# Request
Find how many lines contain "with" and state only that number.

# Data to use
"""

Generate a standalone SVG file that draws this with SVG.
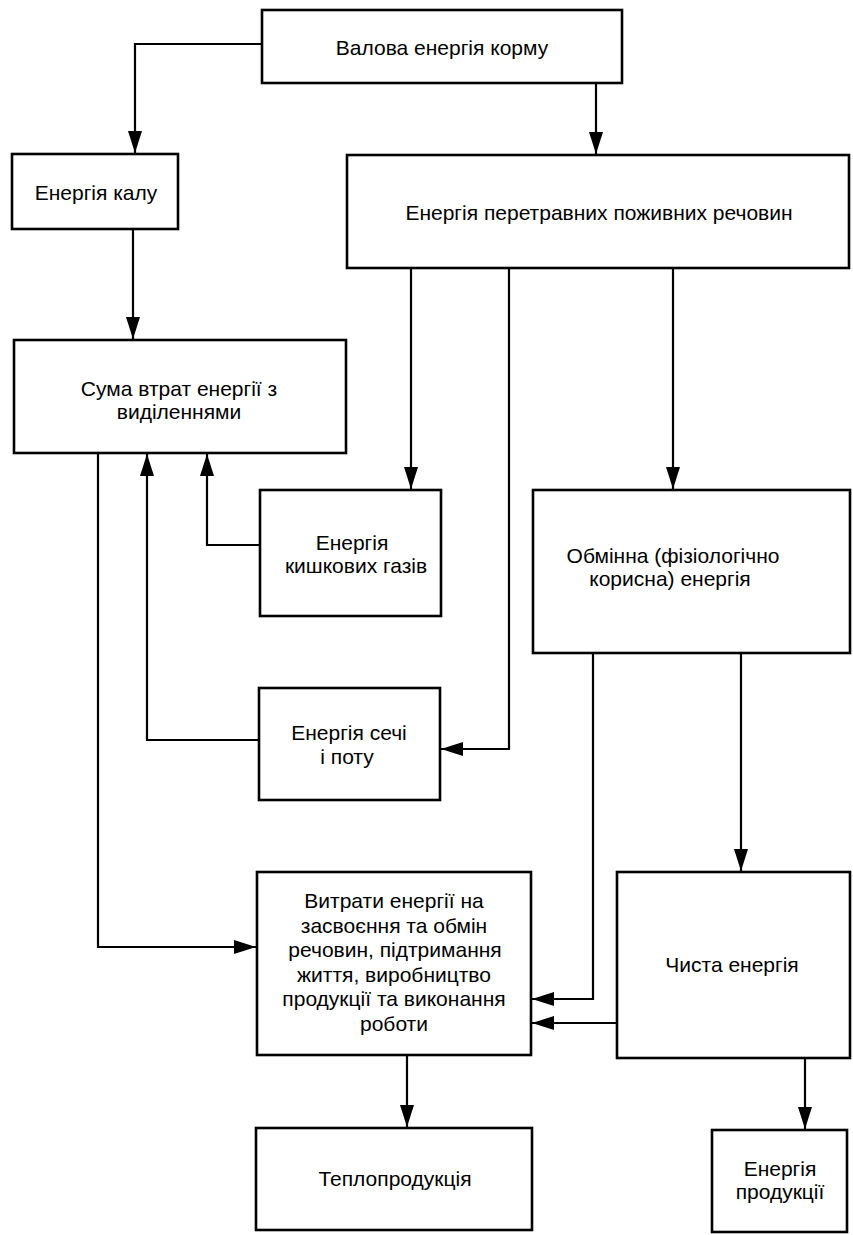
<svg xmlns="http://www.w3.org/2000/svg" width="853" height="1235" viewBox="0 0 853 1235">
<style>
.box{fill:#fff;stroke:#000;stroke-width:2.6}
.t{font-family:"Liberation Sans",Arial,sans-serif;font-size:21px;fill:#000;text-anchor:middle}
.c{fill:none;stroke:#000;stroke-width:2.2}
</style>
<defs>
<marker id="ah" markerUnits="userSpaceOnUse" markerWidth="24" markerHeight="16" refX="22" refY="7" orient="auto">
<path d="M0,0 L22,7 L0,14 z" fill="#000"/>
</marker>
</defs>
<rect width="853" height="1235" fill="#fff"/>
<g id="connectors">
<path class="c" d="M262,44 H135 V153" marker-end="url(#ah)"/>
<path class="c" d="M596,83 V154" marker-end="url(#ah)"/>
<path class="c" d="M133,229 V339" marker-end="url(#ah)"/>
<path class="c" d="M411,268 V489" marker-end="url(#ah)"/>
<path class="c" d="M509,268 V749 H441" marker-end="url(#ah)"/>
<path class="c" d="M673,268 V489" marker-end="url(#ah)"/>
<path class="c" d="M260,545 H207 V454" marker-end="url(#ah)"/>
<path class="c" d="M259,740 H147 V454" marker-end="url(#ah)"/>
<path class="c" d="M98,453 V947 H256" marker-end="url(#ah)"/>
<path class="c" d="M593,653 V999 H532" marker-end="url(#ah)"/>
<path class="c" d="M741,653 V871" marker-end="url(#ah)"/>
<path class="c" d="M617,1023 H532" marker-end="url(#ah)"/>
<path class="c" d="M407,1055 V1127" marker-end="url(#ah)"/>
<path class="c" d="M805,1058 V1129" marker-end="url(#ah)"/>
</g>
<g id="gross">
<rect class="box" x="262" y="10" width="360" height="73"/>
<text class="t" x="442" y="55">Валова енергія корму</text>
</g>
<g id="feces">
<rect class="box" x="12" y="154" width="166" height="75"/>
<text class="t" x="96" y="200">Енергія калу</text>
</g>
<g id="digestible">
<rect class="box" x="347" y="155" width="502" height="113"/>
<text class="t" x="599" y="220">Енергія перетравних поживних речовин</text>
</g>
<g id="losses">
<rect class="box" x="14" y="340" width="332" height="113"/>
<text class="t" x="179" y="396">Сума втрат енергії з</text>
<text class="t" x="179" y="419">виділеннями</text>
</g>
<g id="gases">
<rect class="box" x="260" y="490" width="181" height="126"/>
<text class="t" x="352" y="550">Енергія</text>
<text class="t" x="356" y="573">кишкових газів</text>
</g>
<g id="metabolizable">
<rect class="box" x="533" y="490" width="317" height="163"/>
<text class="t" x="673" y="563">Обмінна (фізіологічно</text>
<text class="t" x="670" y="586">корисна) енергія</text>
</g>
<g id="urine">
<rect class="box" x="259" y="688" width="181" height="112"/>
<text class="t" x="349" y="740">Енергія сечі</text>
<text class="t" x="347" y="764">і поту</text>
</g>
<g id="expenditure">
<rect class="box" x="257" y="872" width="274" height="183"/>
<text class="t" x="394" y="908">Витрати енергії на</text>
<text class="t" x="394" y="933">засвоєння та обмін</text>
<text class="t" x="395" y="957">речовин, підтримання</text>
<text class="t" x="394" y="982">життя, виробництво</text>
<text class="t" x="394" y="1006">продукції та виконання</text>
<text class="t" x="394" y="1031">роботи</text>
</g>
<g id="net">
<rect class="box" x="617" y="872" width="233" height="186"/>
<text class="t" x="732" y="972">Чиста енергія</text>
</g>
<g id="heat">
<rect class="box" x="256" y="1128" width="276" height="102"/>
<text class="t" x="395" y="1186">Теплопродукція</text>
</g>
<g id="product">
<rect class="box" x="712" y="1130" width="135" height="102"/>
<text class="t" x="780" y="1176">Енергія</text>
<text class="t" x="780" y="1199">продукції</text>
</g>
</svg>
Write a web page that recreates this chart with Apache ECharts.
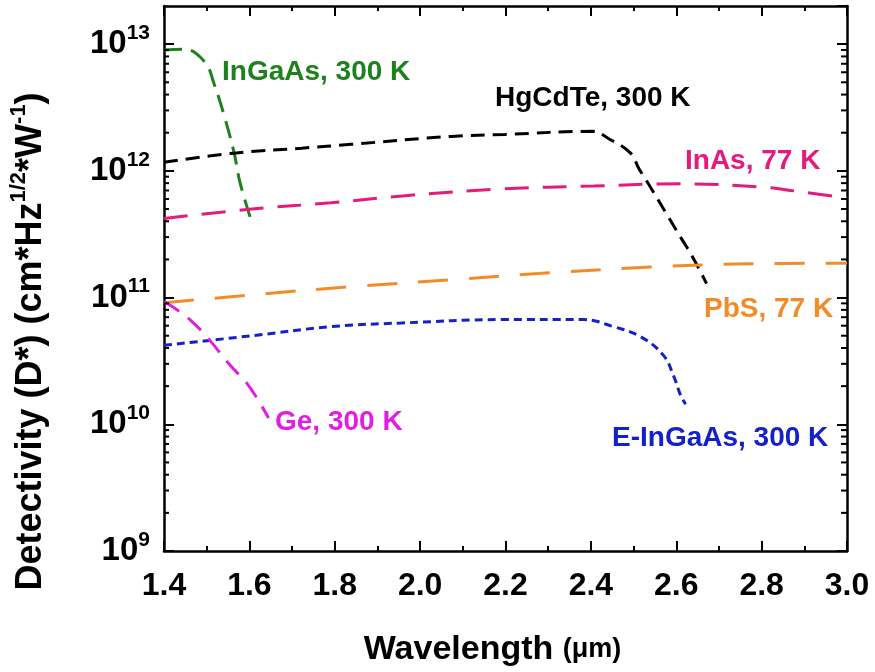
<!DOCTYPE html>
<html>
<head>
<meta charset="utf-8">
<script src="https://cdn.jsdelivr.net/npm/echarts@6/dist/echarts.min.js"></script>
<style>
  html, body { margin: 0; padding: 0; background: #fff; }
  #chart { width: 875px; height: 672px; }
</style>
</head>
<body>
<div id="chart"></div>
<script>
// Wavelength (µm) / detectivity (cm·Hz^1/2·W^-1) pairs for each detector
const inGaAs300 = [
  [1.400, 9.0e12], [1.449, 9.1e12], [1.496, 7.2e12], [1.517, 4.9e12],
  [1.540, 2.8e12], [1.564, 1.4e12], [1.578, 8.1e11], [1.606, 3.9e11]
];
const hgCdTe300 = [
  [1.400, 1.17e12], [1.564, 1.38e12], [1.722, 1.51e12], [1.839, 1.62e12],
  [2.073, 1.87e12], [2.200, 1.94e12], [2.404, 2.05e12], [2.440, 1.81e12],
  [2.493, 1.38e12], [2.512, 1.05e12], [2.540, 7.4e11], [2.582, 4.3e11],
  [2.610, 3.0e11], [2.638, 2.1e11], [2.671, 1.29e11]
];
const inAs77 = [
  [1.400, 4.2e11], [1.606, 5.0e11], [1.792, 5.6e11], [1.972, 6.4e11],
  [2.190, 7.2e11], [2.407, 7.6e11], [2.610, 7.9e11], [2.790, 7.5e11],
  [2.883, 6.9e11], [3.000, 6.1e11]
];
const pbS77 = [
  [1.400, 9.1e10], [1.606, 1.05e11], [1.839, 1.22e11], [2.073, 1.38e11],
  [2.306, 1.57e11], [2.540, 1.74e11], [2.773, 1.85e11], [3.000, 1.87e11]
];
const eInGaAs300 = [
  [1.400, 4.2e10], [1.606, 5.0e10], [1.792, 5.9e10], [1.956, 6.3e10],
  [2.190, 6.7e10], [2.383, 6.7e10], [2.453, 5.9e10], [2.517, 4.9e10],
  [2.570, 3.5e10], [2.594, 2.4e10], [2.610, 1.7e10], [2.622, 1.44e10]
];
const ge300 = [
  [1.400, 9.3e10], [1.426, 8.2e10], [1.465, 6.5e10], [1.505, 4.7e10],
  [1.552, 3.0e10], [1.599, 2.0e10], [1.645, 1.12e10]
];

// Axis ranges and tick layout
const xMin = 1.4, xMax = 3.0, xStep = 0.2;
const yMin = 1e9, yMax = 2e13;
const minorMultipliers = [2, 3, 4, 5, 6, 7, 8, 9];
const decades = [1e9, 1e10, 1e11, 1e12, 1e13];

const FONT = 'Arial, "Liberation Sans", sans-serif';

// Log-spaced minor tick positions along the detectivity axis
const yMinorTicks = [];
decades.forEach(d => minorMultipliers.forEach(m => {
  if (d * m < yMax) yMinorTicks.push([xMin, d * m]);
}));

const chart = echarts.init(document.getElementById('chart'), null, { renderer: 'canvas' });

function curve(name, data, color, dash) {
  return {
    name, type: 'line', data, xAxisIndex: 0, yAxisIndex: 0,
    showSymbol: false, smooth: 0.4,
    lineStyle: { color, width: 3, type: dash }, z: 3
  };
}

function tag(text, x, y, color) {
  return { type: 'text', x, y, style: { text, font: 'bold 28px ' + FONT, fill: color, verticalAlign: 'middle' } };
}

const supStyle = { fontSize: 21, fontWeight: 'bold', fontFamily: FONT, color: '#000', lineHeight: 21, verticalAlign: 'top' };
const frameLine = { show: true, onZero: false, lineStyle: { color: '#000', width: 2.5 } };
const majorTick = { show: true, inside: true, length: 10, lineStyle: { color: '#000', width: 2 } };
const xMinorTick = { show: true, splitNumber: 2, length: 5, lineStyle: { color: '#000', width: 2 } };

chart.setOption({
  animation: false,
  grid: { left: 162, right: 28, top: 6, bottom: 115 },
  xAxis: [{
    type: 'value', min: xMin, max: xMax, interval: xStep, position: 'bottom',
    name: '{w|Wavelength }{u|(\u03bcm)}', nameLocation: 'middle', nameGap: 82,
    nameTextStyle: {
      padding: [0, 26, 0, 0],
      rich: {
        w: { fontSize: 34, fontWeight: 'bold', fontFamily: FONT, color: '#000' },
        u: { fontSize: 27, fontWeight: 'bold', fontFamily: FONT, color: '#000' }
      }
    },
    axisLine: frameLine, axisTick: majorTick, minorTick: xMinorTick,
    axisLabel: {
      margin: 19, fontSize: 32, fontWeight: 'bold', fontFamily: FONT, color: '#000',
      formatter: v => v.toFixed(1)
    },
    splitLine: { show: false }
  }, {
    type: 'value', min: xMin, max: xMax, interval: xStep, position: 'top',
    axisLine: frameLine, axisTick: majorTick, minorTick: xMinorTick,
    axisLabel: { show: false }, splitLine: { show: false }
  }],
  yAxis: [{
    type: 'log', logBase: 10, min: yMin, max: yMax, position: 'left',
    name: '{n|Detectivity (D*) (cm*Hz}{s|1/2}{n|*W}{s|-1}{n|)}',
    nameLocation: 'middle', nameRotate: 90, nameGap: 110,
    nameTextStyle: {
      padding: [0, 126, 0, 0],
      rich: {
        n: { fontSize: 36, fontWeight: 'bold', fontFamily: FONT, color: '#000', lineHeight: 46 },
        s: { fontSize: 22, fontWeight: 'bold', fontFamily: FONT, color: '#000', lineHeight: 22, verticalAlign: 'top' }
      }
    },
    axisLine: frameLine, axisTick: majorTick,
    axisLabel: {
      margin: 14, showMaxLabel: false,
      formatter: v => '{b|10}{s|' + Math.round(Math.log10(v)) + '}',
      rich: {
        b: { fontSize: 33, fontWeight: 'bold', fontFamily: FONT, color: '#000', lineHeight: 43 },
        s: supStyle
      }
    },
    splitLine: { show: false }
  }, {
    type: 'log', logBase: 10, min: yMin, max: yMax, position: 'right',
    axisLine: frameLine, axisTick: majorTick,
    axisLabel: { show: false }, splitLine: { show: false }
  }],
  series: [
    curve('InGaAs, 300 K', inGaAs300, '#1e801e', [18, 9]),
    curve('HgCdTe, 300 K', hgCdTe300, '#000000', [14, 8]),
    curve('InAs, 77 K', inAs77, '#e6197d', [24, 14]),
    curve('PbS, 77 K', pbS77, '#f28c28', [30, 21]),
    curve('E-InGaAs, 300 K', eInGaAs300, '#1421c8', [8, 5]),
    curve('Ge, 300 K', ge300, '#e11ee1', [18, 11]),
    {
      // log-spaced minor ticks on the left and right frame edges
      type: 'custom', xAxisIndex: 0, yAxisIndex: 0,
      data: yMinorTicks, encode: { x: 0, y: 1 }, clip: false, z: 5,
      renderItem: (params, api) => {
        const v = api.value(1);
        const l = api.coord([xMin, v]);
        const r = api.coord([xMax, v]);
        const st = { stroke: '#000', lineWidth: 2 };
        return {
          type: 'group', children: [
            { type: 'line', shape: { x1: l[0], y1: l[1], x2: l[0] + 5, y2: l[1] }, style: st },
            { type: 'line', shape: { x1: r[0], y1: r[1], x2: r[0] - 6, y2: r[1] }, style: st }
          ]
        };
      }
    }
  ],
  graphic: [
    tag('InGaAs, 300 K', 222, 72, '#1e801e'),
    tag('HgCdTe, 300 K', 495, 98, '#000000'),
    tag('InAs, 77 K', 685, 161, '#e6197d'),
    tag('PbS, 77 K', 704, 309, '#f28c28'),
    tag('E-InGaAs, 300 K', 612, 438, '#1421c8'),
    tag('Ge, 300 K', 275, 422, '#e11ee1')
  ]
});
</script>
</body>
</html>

"""

# Solution
2